Probing Sulfur Contamination Mechanisms in Solid Oxide Fuel Cells Using Operando Methods

Abstract

Solid oxide fuel cells (SOFCs) are high temperature combined heat and power systems that are fuel flexible and offer an attractive alternative to traditional proton exchange fuel cells. However, sulfur contaminants found in bio-derived and logistics fuels can severely hinder conversion efficiency due to interactions between sulfur and the nickel-based anodes commonly used in SOFCs. Identifying themechanisms responsible for sulfur degradation of SOFCs and their dependence on operating conditions would help in improving device performance and durability.

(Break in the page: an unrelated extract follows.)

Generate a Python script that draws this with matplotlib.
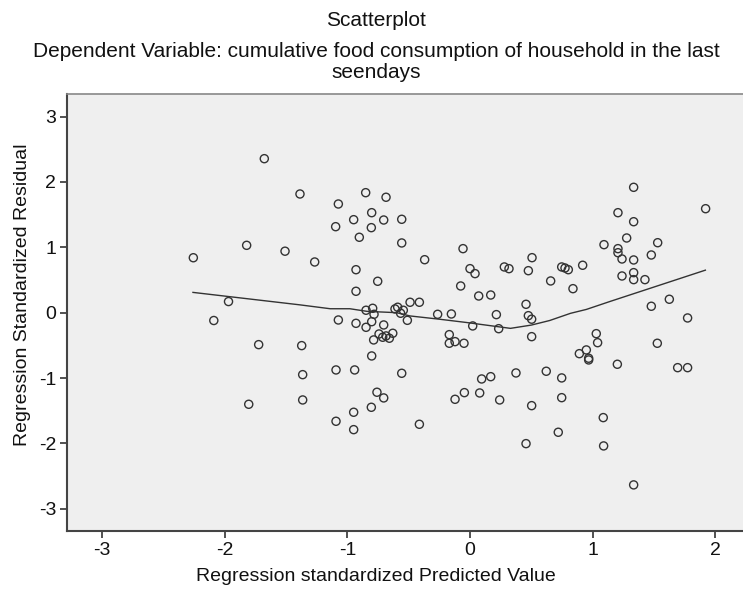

In this study, the effects of sulfur contamination and the subsequent degradation of SOFCs operating on methane between 600° – 800° C are characterized using chronocoulometry, electrochemical impedance spectroscopy, and operando optical methods. The latter include near infrared thermal imaging as well as spectroelectrochemical vibrational Raman and IR emission spectroscopies. The results indicate that sulfur contaminants competitively inhibit methane catalytic and electrocatalytic sites and induce irreversible changes of the Ni-YSZ anode permanently perturbing their catalytic and electrocatalytic function. Studies are performed to determine if sulfur degradation is reversible and how it depends on fuel composition and temperature.